───── DATASET EXCERPT
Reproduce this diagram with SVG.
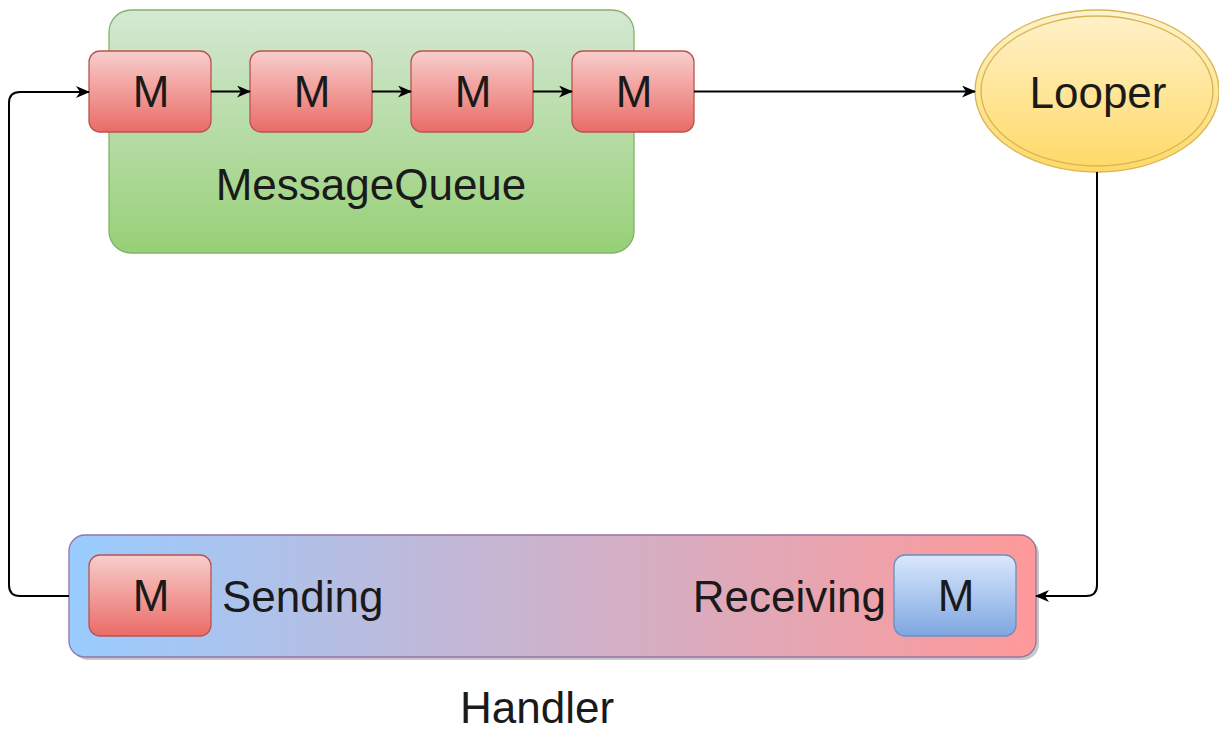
<svg xmlns="http://www.w3.org/2000/svg" width="1219" height="730" viewBox="0 0 1219 730">
<defs>
<linearGradient id="gGreen" x1="0" y1="0" x2="0" y2="1"><stop offset="0" stop-color="#d5e8d4"/><stop offset="1" stop-color="#97d077"/></linearGradient>
<linearGradient id="gRed" x1="0" y1="0" x2="0" y2="1"><stop offset="0" stop-color="#f8cecc"/><stop offset="1" stop-color="#ea6b66"/></linearGradient>
<linearGradient id="gBlue" x1="0" y1="0" x2="0" y2="1"><stop offset="0" stop-color="#dae8fc"/><stop offset="1" stop-color="#7ea6e0"/></linearGradient>
<linearGradient id="gYellow" x1="0" y1="0" x2="0" y2="1"><stop offset="0" stop-color="#fff2cc"/><stop offset="1" stop-color="#ffd966"/></linearGradient>
<linearGradient id="gHandler" x1="0" y1="0" x2="1" y2="0"><stop offset="0" stop-color="#99ccff"/><stop offset="1" stop-color="#ff9999"/></linearGradient>
<marker id="arr" viewBox="0 0 14 12" refX="13" refY="6" markerWidth="14" markerHeight="12" markerUnits="userSpaceOnUse" orient="auto"><path d="M0,0 L14,6 L0,12 L4,6 Z" fill="#000"/></marker>
</defs>
<style>
text{font-family:"Liberation Sans",Arial,sans-serif;font-size:44px;fill:#1a1a1a}
.c{text-anchor:middle}
.m{fill:url(#gRed);stroke:#b85450;stroke-width:1.3}
.mb{fill:url(#gBlue);stroke:#6c8ebf;stroke-width:1.3}
.edge{fill:none;stroke:#000;stroke-width:2}
</style>
<g id="messagequeue">
<rect x="109" y="10" width="525" height="243" rx="22" fill="url(#gGreen)" stroke="#82b366" stroke-width="1.3"/>
<text class="c" x="371" y="200">MessageQueue</text>
</g>
<g id="m1"><rect class="m" x="89" y="51" width="122" height="81" rx="11"/><text class="c" x="151" y="107">M</text></g>
<g id="m2"><rect class="m" x="250" y="51" width="122" height="81" rx="11"/><text class="c" x="312" y="107">M</text></g>
<g id="m3"><rect class="m" x="411" y="51" width="122" height="81" rx="11"/><text class="c" x="473" y="107">M</text></g>
<g id="m4"><rect class="m" x="572" y="51" width="122" height="81" rx="11"/><text class="c" x="634" y="107">M</text></g>
<g id="looper">
<ellipse cx="1097" cy="91" rx="122" ry="81" fill="url(#gYellow)" stroke="#d6b656" stroke-width="1.3"/>
<ellipse cx="1097" cy="91" rx="116" ry="75" fill="none" stroke="#d6b656" stroke-width="1.3"/>
<text class="c" x="1098" y="108">Looper</text>
</g>
<g id="handler">
<rect x="72" y="538" width="967" height="122" rx="16" fill="#c8c8c8"/>
<rect x="69" y="535" width="967" height="122" rx="16" fill="url(#gHandler)" stroke="#9673a6" stroke-width="1.3"/>
<rect class="m" x="89" y="555" width="122" height="81" rx="11"/><text class="c" x="151" y="611">M</text>
<text x="222" y="612">Sending</text>
<text x="886" y="612" text-anchor="end">Receiving</text>
<rect class="mb" x="894" y="555" width="122" height="81" rx="11"/><text class="c" x="956" y="611">M</text>
<text class="c" x="537" y="723">Handler</text>
</g>
<g id="connectors">
<path class="edge" d="M211,91.5 H250" marker-end="url(#arr)"/>
<path class="edge" d="M372,91.5 H411" marker-end="url(#arr)"/>
<path class="edge" d="M533,91.5 H572" marker-end="url(#arr)"/>
<path class="edge" d="M694,91.5 H975" marker-end="url(#arr)"/>
<path class="edge" d="M1097,172 V585 Q1097,596 1086,596 H1036" marker-end="url(#arr)"/>
<path class="edge" d="M69,596 H20 Q9,596 9,585 V103 Q9,92 20,92 H89" marker-end="url(#arr)"/>
</g>
</svg>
──────────
TASK OBJECTIVE
Print out the lines exactly, skipping any picture.

OUTPUT BELOW
Reproduce this diagram with SVG.
<svg xmlns="http://www.w3.org/2000/svg" width="1219" height="730" viewBox="0 0 1219 730">
<defs>
<linearGradient id="gGreen" x1="0" y1="0" x2="0" y2="1"><stop offset="0" stop-color="#d5e8d4"/><stop offset="1" stop-color="#97d077"/></linearGradient>
<linearGradient id="gRed" x1="0" y1="0" x2="0" y2="1"><stop offset="0" stop-color="#f8cecc"/><stop offset="1" stop-color="#ea6b66"/></linearGradient>
<linearGradient id="gBlue" x1="0" y1="0" x2="0" y2="1"><stop offset="0" stop-color="#dae8fc"/><stop offset="1" stop-color="#7ea6e0"/></linearGradient>
<linearGradient id="gYellow" x1="0" y1="0" x2="0" y2="1"><stop offset="0" stop-color="#fff2cc"/><stop offset="1" stop-color="#ffd966"/></linearGradient>
<linearGradient id="gHandler" x1="0" y1="0" x2="1" y2="0"><stop offset="0" stop-color="#99ccff"/><stop offset="1" stop-color="#ff9999"/></linearGradient>
<marker id="arr" viewBox="0 0 14 12" refX="13" refY="6" markerWidth="14" markerHeight="12" markerUnits="userSpaceOnUse" orient="auto"><path d="M0,0 L14,6 L0,12 L4,6 Z" fill="#000"/></marker>
</defs>
<style>
text{font-family:"Liberation Sans",Arial,sans-serif;font-size:44px;fill:#1a1a1a}
.c{text-anchor:middle}
.m{fill:url(#gRed);stroke:#b85450;stroke-width:1.3}
.mb{fill:url(#gBlue);stroke:#6c8ebf;stroke-width:1.3}
.edge{fill:none;stroke:#000;stroke-width:2}
</style>
<g id="messagequeue">
<rect x="109" y="10" width="525" height="243" rx="22" fill="url(#gGreen)" stroke="#82b366" stroke-width="1.3"/>
<text class="c" x="371" y="200">MessageQueue</text>
</g>
<g id="m1"><rect class="m" x="89" y="51" width="122" height="81" rx="11"/><text class="c" x="151" y="107">M</text></g>
<g id="m2"><rect class="m" x="250" y="51" width="122" height="81" rx="11"/><text class="c" x="312" y="107">M</text></g>
<g id="m3"><rect class="m" x="411" y="51" width="122" height="81" rx="11"/><text class="c" x="473" y="107">M</text></g>
<g id="m4"><rect class="m" x="572" y="51" width="122" height="81" rx="11"/><text class="c" x="634" y="107">M</text></g>
<g id="looper">
<ellipse cx="1097" cy="91" rx="122" ry="81" fill="url(#gYellow)" stroke="#d6b656" stroke-width="1.3"/>
<ellipse cx="1097" cy="91" rx="116" ry="75" fill="none" stroke="#d6b656" stroke-width="1.3"/>
<text class="c" x="1098" y="108">Looper</text>
</g>
<g id="handler">
<rect x="72" y="538" width="967" height="122" rx="16" fill="#c8c8c8"/>
<rect x="69" y="535" width="967" height="122" rx="16" fill="url(#gHandler)" stroke="#9673a6" stroke-width="1.3"/>
<rect class="m" x="89" y="555" width="122" height="81" rx="11"/><text class="c" x="151" y="611">M</text>
<text x="222" y="612">Sending</text>
<text x="886" y="612" text-anchor="end">Receiving</text>
<rect class="mb" x="894" y="555" width="122" height="81" rx="11"/><text class="c" x="956" y="611">M</text>
<text class="c" x="537" y="723">Handler</text>
</g>
<g id="connectors">
<path class="edge" d="M211,91.5 H250" marker-end="url(#arr)"/>
<path class="edge" d="M372,91.5 H411" marker-end="url(#arr)"/>
<path class="edge" d="M533,91.5 H572" marker-end="url(#arr)"/>
<path class="edge" d="M694,91.5 H975" marker-end="url(#arr)"/>
<path class="edge" d="M1097,172 V585 Q1097,596 1086,596 H1036" marker-end="url(#arr)"/>
<path class="edge" d="M69,596 H20 Q9,596 9,585 V103 Q9,92 20,92 H89" marker-end="url(#arr)"/>
</g>
</svg>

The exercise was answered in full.